We showed that \Delta_1 formulas are absolute among transitive models of (enough) set theory, and used this to prove that satisfiability for transitive sets is absolute. More precisely, let \mathrm{Sat}(a,b,c) mean that a is a transitive set M, b codes a formula \varphi(\vec x)c is a tuple \vec X of elements of M, and M\models\varphi(\vec X). Then \mathrm{Sat}(a,b,c) is \Delta_1. Using this and the reflection theorem we can conclude that \Delta_1 is actually the extent of absoluteness in set theory, meaning that whenever there is a finite S such that \phi is absolute for transitive models of S, then \phi is (provably equivalent to) a \Delta_1 statement.

We exhibited a few formulas that are not absolute. For example, “x is a cardinal” and “x=V_\alpha,” although both are \Pi_1 and therefore relativize downwards.

The main application of the absoluteness of satisfiability is that it allows us to define the constructible hierarchy and Gödel’s constructible universe L.

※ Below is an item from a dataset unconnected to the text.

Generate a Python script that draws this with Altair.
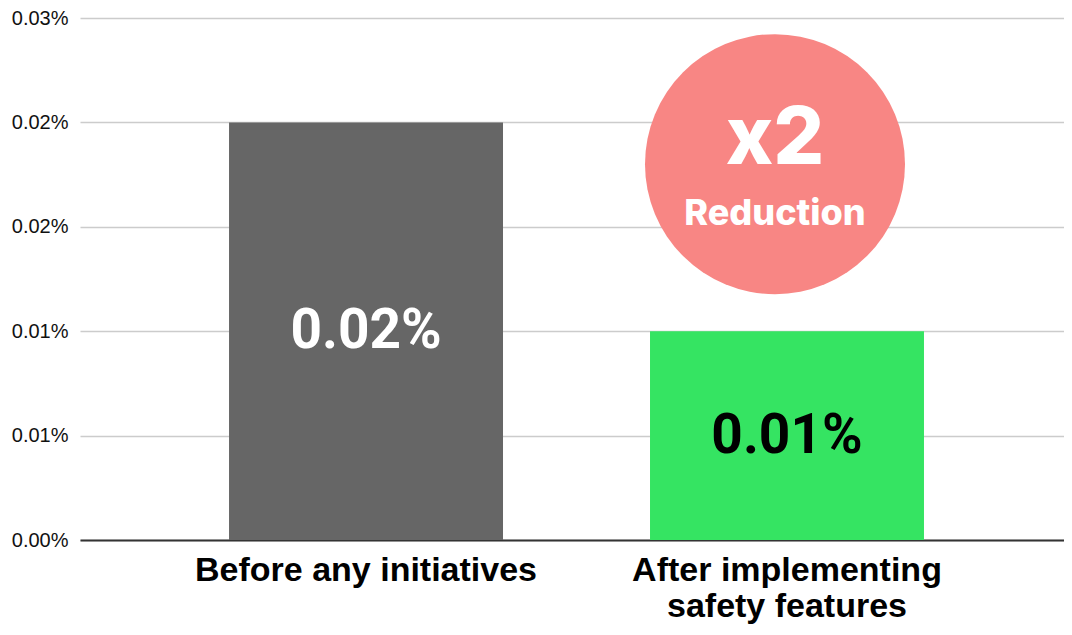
import altair as alt
import pandas as pd

CATEGORIES = ["Before any initiatives", "After implementing\nsafety features"]
VALUES = [0.02, 0.01]
VALUE_LABELS = ["0.02%", "0.01%"]
BAR_COLORS = ["#666666", "#35E462"]
LABEL_COLORS = ["#ffffff", "#000000"]
TICK_VALUES = [0, 0.005, 0.01, 0.015, 0.02, 0.025]
TICK_LABELS = ["0.00%", "0.01%", "0.01%", "0.02%", "0.02%", "0.03%"]
BADGE_CATEGORY = [CATEGORIES[1]]
BADGE_Y = [0.0180]
BADGE_TITLE = ["x2"]
BADGE_SUB = ["Reduction"]
BADGE_COLOR = "#F88684"

bars_df = pd.DataFrame({
    "category": CATEGORIES,
    "value": VALUES,
    "label": VALUE_LABELS,
    "color": BAR_COLORS,
    "lcolor": LABEL_COLORS,
})
badge_df = pd.DataFrame({
    "category": BADGE_CATEGORY,
    "y": BADGE_Y,
    "title": BADGE_TITLE,
    "sub": BADGE_SUB,
})

expr = "''"
for v, l in reversed(list(zip(TICK_VALUES, TICK_LABELS))):
    expr = f"abs(datum.value - {v}) < 1e-9 ? '{l}' : ({expr})"

xscale = alt.Scale(domain=CATEGORIES, paddingInner=0.3492, paddingOuter=0.3433, align=0.5156)
yscale = alt.Scale(domain=[0, 0.025], nice=False)

x = alt.X("category:N", scale=xscale, sort=CATEGORIES,
          axis=alt.Axis(title=None, labelAngle=0, ticks=False, grid=False,
                        domain=True, domainColor="#333333", domainWidth=2,
                        labelFont="Liberation Sans", labelFontWeight="bold",
                        labelFontSize=34, labelColor="#000000", labelPadding=13,
                        labelLineHeight=36, labelLimit=0, labelBaseline="top",
                        labelExpr="split(datum.label, '\\n')"))
y = alt.Y("value:Q", scale=yscale,
          axis=alt.Axis(title=None, values=TICK_VALUES, labelExpr=expr,
                        domain=False, ticks=False, grid=True,
                        gridColor="#cccccc", gridWidth=1.5,
                        labelFont="Liberation Sans", labelFontSize=20,
                        labelColor="#111111", labelPadding=12))

base = alt.Chart(bars_df)
bars = base.mark_bar().encode(x=x, y=y, color=alt.Color("color:N", scale=None))
texts = base.transform_calculate(mid="datum.value / 2").mark_text(
    font="Roboto", fontWeight="bold", fontSize=55, baseline="middle", align="center"
).encode(
    x=alt.X("category:N", scale=xscale, sort=CATEGORIES),
    y=alt.Y("mid:Q", scale=yscale),
    text="label:N",
    color=alt.Color("lcolor:N", scale=None),
)

bbase = alt.Chart(badge_df)
circle = bbase.mark_point(shape="circle", filled=True, opacity=1, size=67600,
                          color=BADGE_COLOR, strokeWidth=0, xOffset=-12).encode(
    x=alt.X("category:N", scale=xscale, sort=CATEGORIES),
    y=alt.Y("y:Q", scale=yscale),
)
title = bbase.mark_text(font="Inter", fontWeight=800, fontSize=80, color="#ffffff",
                        baseline="middle", align="center", dx=-12, dy=-24).encode(
    x=alt.X("category:N", scale=xscale, sort=CATEGORIES),
    y=alt.Y("y:Q", scale=yscale),
    text="title:N",
)
sub = bbase.mark_text(font="Inter", fontWeight=800, fontSize=36, color="#ffffff",
                      baseline="middle", align="center", dx=-12, dy=50).encode(
    x=alt.X("category:N", scale=xscale, sort=CATEGORIES),
    y=alt.Y("y:Q", scale=yscale),
    text="sub:N",
)

chart = alt.layer(bars, texts, circle, title, sub).properties(
    width=984, height=522,
    padding={"left": 72, "top": 10, "right": 0, "bottom": 87},
    autosize=alt.AutoSizeParams(type="none"),
).configure_view(stroke=None)

chart.save("out.html", embed_options={"renderer": "svg", "actions": False})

Remark. On the other hand, we cannot define in general satisfiability for transitive classes, by Tarski’s undefinability of truth theorem. The difference with the case of sets is that with sets the recursive definition of M\models\dots involves several bounded quantifiers, ranging over finite powers of M. With general proper classes M, these quantifiers would be unbounded. An easy inductive argument shows that we can define partial satisfiability predicates (and therefore partial truth predicates), meaning that for each natural number n and each class M we can find a \Sigma_n formula that defines satisfiability for \Sigma_n formulas with respect to M; although we cannot in general find a uniform definition that works simultaneously for all n.